◆ **EXERCISE PROMPT**:
With the images removed, repeat the data below exactly.

◆ **RAW DATA**:
* * * * * * *
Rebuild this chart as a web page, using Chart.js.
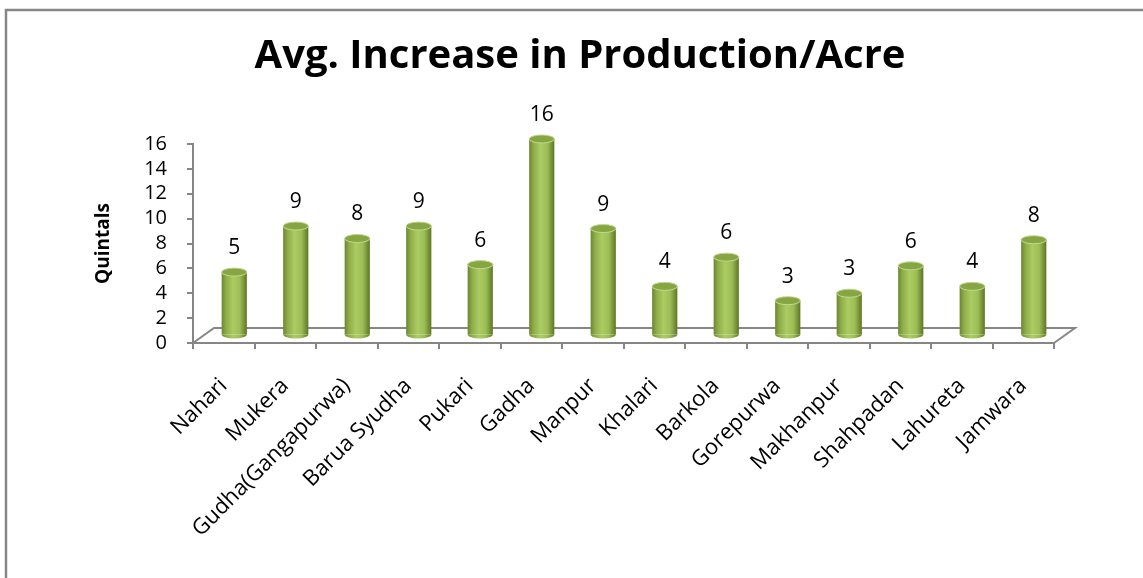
<!DOCTYPE html>
<html>
<head>
<meta charset="utf-8">
<script src="https://cdn.jsdelivr.net/npm/chart.js@4"></script>
<style>
  html, body { margin: 0; padding: 0; background: #fff; }
  #wrap { width: 1143px; height: 578px; }
</style>
</head>
<body>
<div id="wrap"><canvas id="chart" width="1143" height="578"></canvas></div>
<script>
// villages and average increase (quintals per acre)
const villages = ["Nahari", "Mukera", "Gudha(Gangapurwa)", "Barua Syudha", "Pukari", "Gadha", "Manpur",
  "Khalari", "Barkola", "Gorepurwa", "Makhanpur", "Shahpadan", "Lahureta", "Jamwara"];
const increase = [5.1, 8.8, 7.8, 8.8, 5.7, 15.8, 8.6, 3.95, 6.3, 2.8, 3.4, 5.6, 3.95, 7.7];
const yTicks = [0, 2, 4, 6, 8, 10, 12, 14, 16];

const AXIS = "#868686";
const FONT = "'Open Sans', 'Noto Sans', sans-serif";
// fake 3D depth of the floor (px)
const DEPTH_X = 21, DEPTH_Y = -15;

// cylinder shading across one bar
function cylinderFill(ctx) {
  const chart = ctx.chart;
  const xs = chart.scales && chart.scales.x;
  if (!xs || ctx.dataIndex == null) return "#9bbb59";
  const cx = xs.getPixelForValue(ctx.dataIndex);
  if (!isFinite(cx)) return "#9bbb59";
  const w = 25;
  const g = chart.ctx.createLinearGradient(cx - w / 2, 0, cx + w / 2, 0);
  g.addColorStop(0, "#6b8830");
  g.addColorStop(0.18, "#8fae4a");
  g.addColorStop(0.45, "#abcb63");
  g.addColorStop(0.72, "#9dbe56");
  g.addColorStop(1, "#5d7826");
  return g;
}

// grey frame around the whole chart
const framePlugin = {
  id: "frame",
  beforeDraw(chart) {
    const c = chart.ctx;
    c.save();
    c.fillStyle = "#fff";
    c.fillRect(0, 0, chart.width, chart.height);
    c.strokeStyle = AXIS;
    c.lineWidth = 2.5;
    c.strokeRect(6, 10, chart.width + 20, chart.height + 20);
    c.restore();
  }
};

// floor of the 3D plot, then shift the bars to mid depth
const floorPlugin = {
  id: "floor",
  beforeDatasetsDraw(chart) {
    const c = chart.ctx;
    const xs = chart.scales.x, ys = chart.scales.y;
    const y0 = ys.getPixelForValue(0);
    c.save();
    c.strokeStyle = AXIS;
    c.lineWidth = 2;
    c.beginPath();
    c.moveTo(xs.left, y0);
    c.lineTo(xs.left + DEPTH_X, y0 + DEPTH_Y);
    c.lineTo(xs.right + DEPTH_X, y0 + DEPTH_Y);
    c.lineTo(xs.right, y0);
    c.stroke();
    c.restore();
    c.save();
    c.translate(DEPTH_X / 2, DEPTH_Y / 2);
  },
  afterDatasetsDraw(chart) {
    const c = chart.ctx;
    const meta = chart.getDatasetMeta(0);
    meta.data.forEach((bar, i) => {
      const w = bar.width, rx = w / 2, ry = 4;
      // rounded bottom
      c.save();
      c.beginPath();
      c.ellipse(bar.x, bar.base, rx, ry, 0, 0, Math.PI);
      c.fillStyle = cylinderFill({ chart, dataIndex: i });
      c.fill();
      c.restore();
      // top cap
      c.save();
      c.beginPath();
      c.ellipse(bar.x, bar.y, rx, ry, 0, 0, Math.PI * 2);
      c.fillStyle = "#86a644";
      c.fill();
      c.lineWidth = 1;
      c.strokeStyle = "#c3d98f";
      c.stroke();
      c.restore();
      // value label
      c.save();
      c.fillStyle = "#000";
      c.font = "21px " + FONT;
      c.textAlign = "center";
      c.textBaseline = "middle";
      c.fillText(String(Math.round(increase[i])), bar.x, bar.y - 24);
      c.restore();
    });
    c.restore();
  }
};

new Chart(document.getElementById("chart"), {
  type: "bar",
  data: {
    labels: villages,
    datasets: [{
      data: increase,
      backgroundColor: cylinderFill,
      borderWidth: 0,
      categoryPercentage: 1,
      barPercentage: 0.41
    }]
  },
  options: {
    responsive: false,
    animation: false,
    layout: { padding: { left: 17, right: 0, top: 0, bottom: 0 } },
    plugins: {
      legend: { display: false },
      tooltip: { enabled: false },
      title: {
        display: true,
        text: "Avg. Increase in Production/Acre",
        color: "#000",
        font: { family: FONT, size: 40, weight: "bold" },
        padding: { top: 33, bottom: 63 }
      }
    },
    scales: {
      x: {
        offset: true,
        grid: { display: true, drawOnChartArea: false, offset: true, color: AXIS, lineWidth: 2, tickLength: 6 },
        border: { display: true, color: AXIS, width: 2 },
        ticks: {
          color: "#000",
          font: { family: FONT, size: 22 },
          minRotation: 45,
          maxRotation: 45,
          autoSkip: false,
          padding: 24
        },
        afterFit(scale) { scale.height = 235; }
      },
      y: {
        min: 0,
        max: 16,
        afterBuildTicks(scale) { scale.ticks = yTicks.map(v => ({ value: v })); },
        grid: { display: true, drawOnChartArea: false, color: AXIS, lineWidth: 2, tickLength: 6 },
        border: { display: true, color: AXIS, width: 2 },
        ticks: { color: "#000", font: { family: FONT, size: 20 }, padding: 20, autoSkip: false },
        title: {
          display: true,
          text: "Quintals",
          color: "#000",
          font: { family: FONT, size: 19, weight: "bold" },
          padding: { top: 75, bottom: 0 }
        },
        afterFit(scale) { scale.width = 176; }
      },
      // empty right-hand box that keeps the plot clear of the right edge
      yRight: {
        position: "right",
        display: true,
        grid: { display: false },
        border: { display: false },
        ticks: { display: false },
        afterFit(scale) { scale.width = 89; }
      }
    }
  },
  plugins: [framePlugin, floorPlugin]
});
</script>
</body>
</html>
* * * * * * *
◆ **FINAL RESULT**:
Rebuild this chart as a web page, using Chart.js.
<!DOCTYPE html>
<html>
<head>
<meta charset="utf-8">
<script src="https://cdn.jsdelivr.net/npm/chart.js@4"></script>
<style>
  html, body { margin: 0; padding: 0; background: #fff; }
  #wrap { width: 1143px; height: 578px; }
</style>
</head>
<body>
<div id="wrap"><canvas id="chart" width="1143" height="578"></canvas></div>
<script>
// villages and average increase (quintals per acre)
const villages = ["Nahari", "Mukera", "Gudha(Gangapurwa)", "Barua Syudha", "Pukari", "Gadha", "Manpur",
  "Khalari", "Barkola", "Gorepurwa", "Makhanpur", "Shahpadan", "Lahureta", "Jamwara"];
const increase = [5.1, 8.8, 7.8, 8.8, 5.7, 15.8, 8.6, 3.95, 6.3, 2.8, 3.4, 5.6, 3.95, 7.7];
const yTicks = [0, 2, 4, 6, 8, 10, 12, 14, 16];

const AXIS = "#868686";
const FONT = "'Open Sans', 'Noto Sans', sans-serif";
// fake 3D depth of the floor (px)
const DEPTH_X = 21, DEPTH_Y = -15;

// cylinder shading across one bar
function cylinderFill(ctx) {
  const chart = ctx.chart;
  const xs = chart.scales && chart.scales.x;
  if (!xs || ctx.dataIndex == null) return "#9bbb59";
  const cx = xs.getPixelForValue(ctx.dataIndex);
  if (!isFinite(cx)) return "#9bbb59";
  const w = 25;
  const g = chart.ctx.createLinearGradient(cx - w / 2, 0, cx + w / 2, 0);
  g.addColorStop(0, "#6b8830");
  g.addColorStop(0.18, "#8fae4a");
  g.addColorStop(0.45, "#abcb63");
  g.addColorStop(0.72, "#9dbe56");
  g.addColorStop(1, "#5d7826");
  return g;
}

// grey frame around the whole chart
const framePlugin = {
  id: "frame",
  beforeDraw(chart) {
    const c = chart.ctx;
    c.save();
    c.fillStyle = "#fff";
    c.fillRect(0, 0, chart.width, chart.height);
    c.strokeStyle = AXIS;
    c.lineWidth = 2.5;
    c.strokeRect(6, 10, chart.width + 20, chart.height + 20);
    c.restore();
  }
};

// floor of the 3D plot, then shift the bars to mid depth
const floorPlugin = {
  id: "floor",
  beforeDatasetsDraw(chart) {
    const c = chart.ctx;
    const xs = chart.scales.x, ys = chart.scales.y;
    const y0 = ys.getPixelForValue(0);
    c.save();
    c.strokeStyle = AXIS;
    c.lineWidth = 2;
    c.beginPath();
    c.moveTo(xs.left, y0);
    c.lineTo(xs.left + DEPTH_X, y0 + DEPTH_Y);
    c.lineTo(xs.right + DEPTH_X, y0 + DEPTH_Y);
    c.lineTo(xs.right, y0);
    c.stroke();
    c.restore();
    c.save();
    c.translate(DEPTH_X / 2, DEPTH_Y / 2);
  },
  afterDatasetsDraw(chart) {
    const c = chart.ctx;
    const meta = chart.getDatasetMeta(0);
    meta.data.forEach((bar, i) => {
      const w = bar.width, rx = w / 2, ry = 4;
      // rounded bottom
      c.save();
      c.beginPath();
      c.ellipse(bar.x, bar.base, rx, ry, 0, 0, Math.PI);
      c.fillStyle = cylinderFill({ chart, dataIndex: i });
      c.fill();
      c.restore();
      // top cap
      c.save();
      c.beginPath();
      c.ellipse(bar.x, bar.y, rx, ry, 0, 0, Math.PI * 2);
      c.fillStyle = "#86a644";
      c.fill();
      c.lineWidth = 1;
      c.strokeStyle = "#c3d98f";
      c.stroke();
      c.restore();
      // value label
      c.save();
      c.fillStyle = "#000";
      c.font = "21px " + FONT;
      c.textAlign = "center";
      c.textBaseline = "middle";
      c.fillText(String(Math.round(increase[i])), bar.x, bar.y - 24);
      c.restore();
    });
    c.restore();
  }
};

new Chart(document.getElementById("chart"), {
  type: "bar",
  data: {
    labels: villages,
    datasets: [{
      data: increase,
      backgroundColor: cylinderFill,
      borderWidth: 0,
      categoryPercentage: 1,
      barPercentage: 0.41
    }]
  },
  options: {
    responsive: false,
    animation: false,
    layout: { padding: { left: 17, right: 0, top: 0, bottom: 0 } },
    plugins: {
      legend: { display: false },
      tooltip: { enabled: false },
      title: {
        display: true,
        text: "Avg. Increase in Production/Acre",
        color: "#000",
        font: { family: FONT, size: 40, weight: "bold" },
        padding: { top: 33, bottom: 63 }
      }
    },
    scales: {
      x: {
        offset: true,
        grid: { display: true, drawOnChartArea: false, offset: true, color: AXIS, lineWidth: 2, tickLength: 6 },
        border: { display: true, color: AXIS, width: 2 },
        ticks: {
          color: "#000",
          font: { family: FONT, size: 22 },
          minRotation: 45,
          maxRotation: 45,
          autoSkip: false,
          padding: 24
        },
        afterFit(scale) { scale.height = 235; }
      },
      y: {
        min: 0,
        max: 16,
        afterBuildTicks(scale) { scale.ticks = yTicks.map(v => ({ value: v })); },
        grid: { display: true, drawOnChartArea: false, color: AXIS, lineWidth: 2, tickLength: 6 },
        border: { display: true, color: AXIS, width: 2 },
        ticks: { color: "#000", font: { family: FONT, size: 20 }, padding: 20, autoSkip: false },
        title: {
          display: true,
          text: "Quintals",
          color: "#000",
          font: { family: FONT, size: 19, weight: "bold" },
          padding: { top: 75, bottom: 0 }
        },
        afterFit(scale) { scale.width = 176; }
      },
      // empty right-hand box that keeps the plot clear of the right edge
      yRight: {
        position: "right",
        display: true,
        grid: { display: false },
        border: { display: false },
        ticks: { display: false },
        afterFit(scale) { scale.width = 89; }
      }
    }
  },
  plugins: [framePlugin, floorPlugin]
});
</script>
</body>
</html>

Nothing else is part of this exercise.